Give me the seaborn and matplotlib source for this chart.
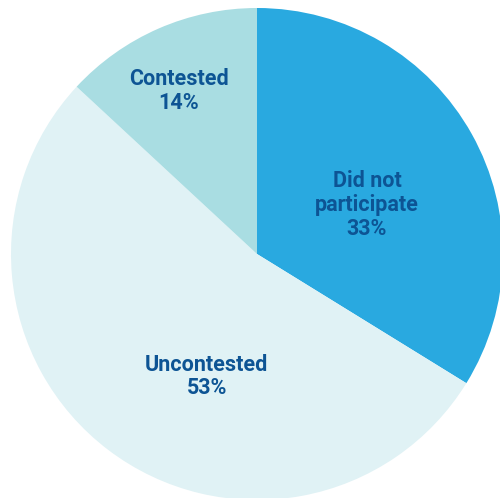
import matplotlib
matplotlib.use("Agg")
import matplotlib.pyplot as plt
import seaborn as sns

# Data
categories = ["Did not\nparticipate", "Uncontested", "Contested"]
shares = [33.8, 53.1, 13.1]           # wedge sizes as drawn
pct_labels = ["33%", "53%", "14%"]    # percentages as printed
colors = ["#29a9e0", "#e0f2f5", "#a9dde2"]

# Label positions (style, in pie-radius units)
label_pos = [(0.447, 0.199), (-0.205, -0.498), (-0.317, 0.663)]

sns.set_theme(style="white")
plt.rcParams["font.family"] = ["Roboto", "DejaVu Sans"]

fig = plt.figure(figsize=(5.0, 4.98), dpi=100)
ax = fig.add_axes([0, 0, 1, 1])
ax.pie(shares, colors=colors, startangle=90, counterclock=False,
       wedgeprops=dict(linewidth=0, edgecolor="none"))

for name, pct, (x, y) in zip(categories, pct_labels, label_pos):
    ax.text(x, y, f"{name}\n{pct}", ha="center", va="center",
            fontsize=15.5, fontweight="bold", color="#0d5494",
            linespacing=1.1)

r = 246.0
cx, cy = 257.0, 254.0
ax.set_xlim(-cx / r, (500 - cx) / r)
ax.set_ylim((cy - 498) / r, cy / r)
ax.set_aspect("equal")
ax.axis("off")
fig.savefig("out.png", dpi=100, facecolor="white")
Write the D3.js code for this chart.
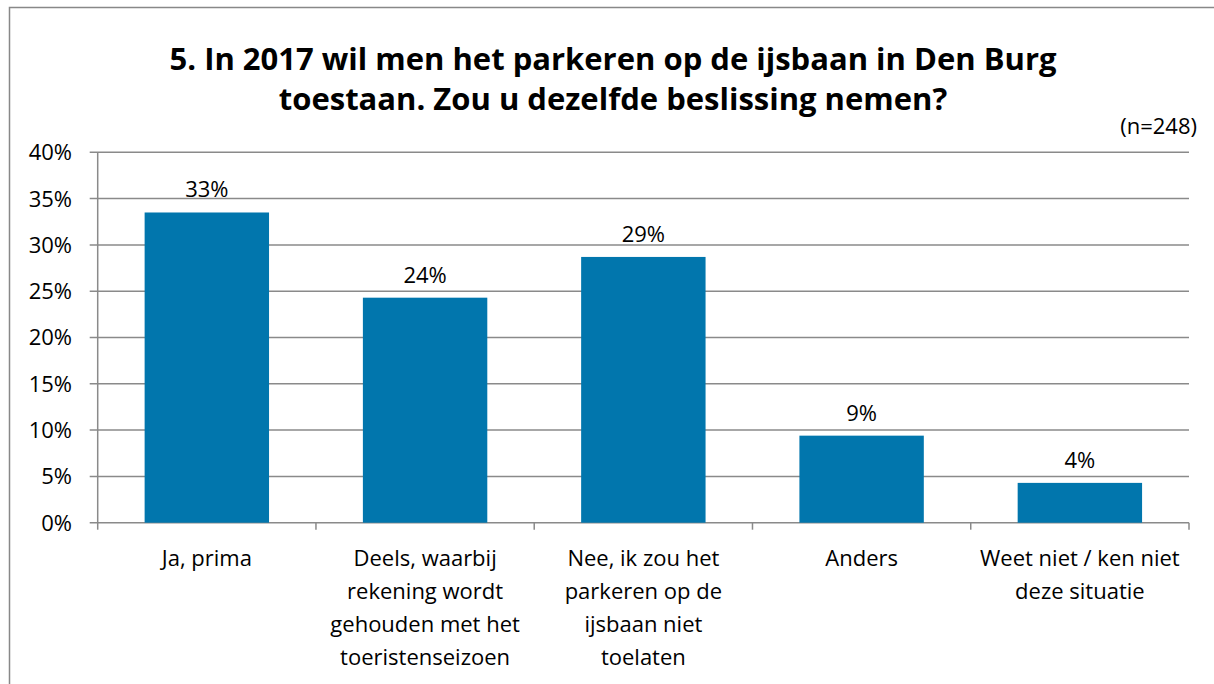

> [Exercise objective] Reproduce every line above as written, skipping pictures.

> [Answer to the task]
Give me the seaborn and matplotlib source for this chart.
import matplotlib
matplotlib.use("Agg")
import matplotlib.pyplot as plt
import seaborn as sns

# Data
categories = ["Did not\nparticipate", "Uncontested", "Contested"]
shares = [33.8, 53.1, 13.1]           # wedge sizes as drawn
pct_labels = ["33%", "53%", "14%"]    # percentages as printed
colors = ["#29a9e0", "#e0f2f5", "#a9dde2"]

# Label positions (style, in pie-radius units)
label_pos = [(0.447, 0.199), (-0.205, -0.498), (-0.317, 0.663)]

sns.set_theme(style="white")
plt.rcParams["font.family"] = ["Roboto", "DejaVu Sans"]

fig = plt.figure(figsize=(5.0, 4.98), dpi=100)
ax = fig.add_axes([0, 0, 1, 1])
ax.pie(shares, colors=colors, startangle=90, counterclock=False,
       wedgeprops=dict(linewidth=0, edgecolor="none"))

for name, pct, (x, y) in zip(categories, pct_labels, label_pos):
    ax.text(x, y, f"{name}\n{pct}", ha="center", va="center",
            fontsize=15.5, fontweight="bold", color="#0d5494",
            linespacing=1.1)

r = 246.0
cx, cy = 257.0, 254.0
ax.set_xlim(-cx / r, (500 - cx) / r)
ax.set_ylim((cy - 498) / r, cy / r)
ax.set_aspect("equal")
ax.axis("off")
fig.savefig("out.png", dpi=100, facecolor="white")
Write the D3.js code for this chart.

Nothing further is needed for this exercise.